G. Loet Kniphorst, Global Head of ABN Amro's International Diamond and Jewelry Group, presented an assessment of the financial status of the diamond and jewelry industry at the 2007 WFDB and IDMA Presidents' Meeting.
Noting that the international diamond industry has always been subject to change, he emphasized that the speed of change appears to be more intensive and becoming more complex.
Studying developments over the years, Kniphorst noted that the value of rough production has risen consistently, from 8.8 to 13.5 billion dollars, constituting an increase of over 50%. Diamond content in diamond jewelry sales increased more than 30%.

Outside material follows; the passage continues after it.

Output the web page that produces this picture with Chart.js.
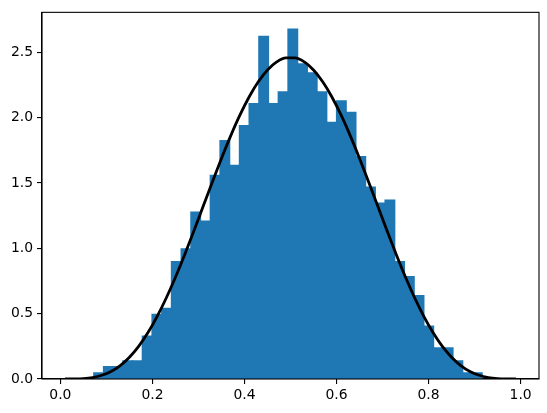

However, retail sales rose by only 20% over a 7 year period. The figures for luxury items are not very impressive. Nevertheless, in 2006 jewelry sales increased by 10% in comparison to the previous year.
Money is still being made in mining and retail sales but according to Kniphorst, the man in the middle is feeling the crunch. Mining necessitates major investments but at the retail end, marketing campaigns and investments in stock and real estate are also costly. The end result is that the diamond industry is less profitable today than it was a number of years ago.
Kniphorst examined various forces that influence the industry such as competition, regulatory requirements, entry barriers, social responsibility, and more.
When De Beers made its decision in the year 2000 to renounce its custodial role in the industry, this meant that the latter lost its "blanket of protection." This has forced banks to reappraise their attitude to the risks that customers take.
In summary, Kniphorst strongly urged the industry to create a transparent pricing mechanism in the form of a Polished Diamond Price Index that can be used to provide the financial instruments that are so much in need.